Special Coverage

Management Briefing Seminars

TRAVERSE CITY, MI – With the clock ticking down toward the rollout of its first electric vehicle in fall 2010, Nissan Motor Co. Ltd. is kicking into overdrive to make sure the launch and lifecycle of its upcoming Leaf model hit their targets, says a top U.S. executive.

“Like any new technology we have one shot to do this right,” Larry Dominique, vice president-product planning for Nissan North America Inc., tells media here at the Center for Automotive Research’s Management Briefing Seminars. “We’re going to invest a lot of time, a lot of energy to make sure every facet of the sales and service process is set up.”

Nissan plans to begin leasing the car to public and private fleets in the U.S. late next year. It also will offer the vehicle for sale to customers who live in cities where there is expected to be sufficient electric-charging infrastructure.

Availability of the car, which it says will have a 100-mile (161-km) range on a single charge, will expand more widely throughout the U.S. by 2012.

This week, the U.S. Department of Energy announced a grant that will help fund a program undertaken by Electric Transportation Engineering Corp. to make available up to 1,000 Leaf EVs in five markets: Tennessee, Oregon, Seattle, San Diego, and the Phoenix/Tucson area.

The Leaf will be built at Nissan’s plant in Oppama, Japan, initially, but will be added to the mix at its Smyrna, TN, assembly plant later.

About six weeks ago, Nissan held a 2-day EV seminar with all NNA employees at the Smyrna plant, Dominique says. Nissan Executive Vice President Carlos Tavares also was present as the staff brainstormed ideas on how to sell, finance and service the Leaf and make sure customers are satisfied now and in the future. Employees also discussed marketing concepts and dealership-training plans.

“The ideas I’m seeing on paper are people thinking out of the box. It’s pretty exciting,” Dominique says. “(The Leaf) will be a paradigm shift that will benefit us in other things we do in business.”

One of the proposals under consideration is to set up free charging stations at every Nissan dealership. Another calls for allowing the car to “talk” to the dealer to let it know when service is due. Dealerships then would email the lessee or owner to set up an appointment.

Nissan is thinking of approaching mass-retailers such as Target Corp. about installing charging stations in their store parking lots as a way to increase their business.

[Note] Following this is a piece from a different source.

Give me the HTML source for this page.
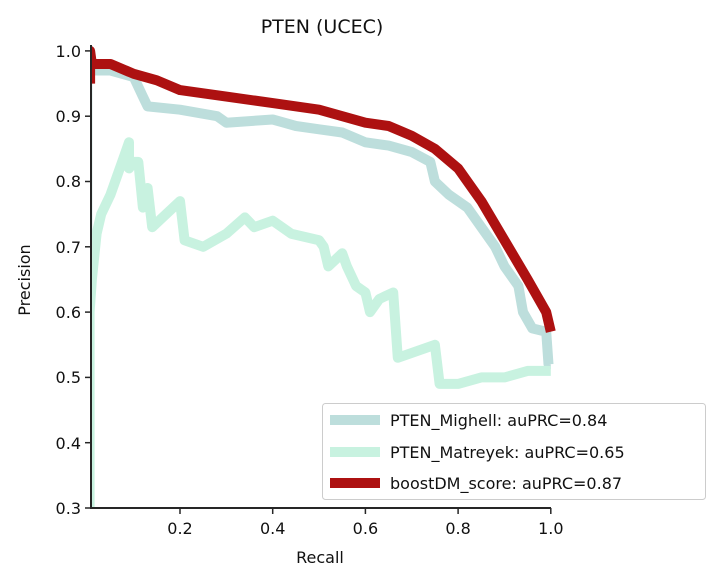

The Leaf moved into Nissan’s product-development arm a little more than a year ago. “It’s a shorter development time than many of our vehicles,” Dominique says.

However, Nissan has been working on lithium-ion battery technology for 17 years and elements that made it into the production model are taken from existing vehicles.

For example, the Leaf’s platform is borrowed from the Versa B-car, though Dominique says the EV is a “true, C-segment car,” about the same size as Toyota Motor Corp.’s Prius.

Nissan CEO Carlos Ghosn had more involvement with the Leaf’s development than is typical, helping to trim design proposals down from three to two to one, Dominique says. Usually, Ghosn is on hand only to make a decision on the final design.

The Leaf is just the first EV Nissan is planning, and while he won’t disclose how many models are in development, Dominique says an EV for the luxury Infiniti marque is under study.

“Certainly we’d like to have an Infiniti EV also,” he says. “We think it fits in with the technology slant that Infiniti’s got. The important part is to develop the right Infiniti EV. Our goal is not to have a one-hit wonder.”

Nissan predicts 10% of total industry volume will be EVs in the 2016-2020 timeframe. “I want at least 10% of my portfolio based on sales to be EV,” Dominique says.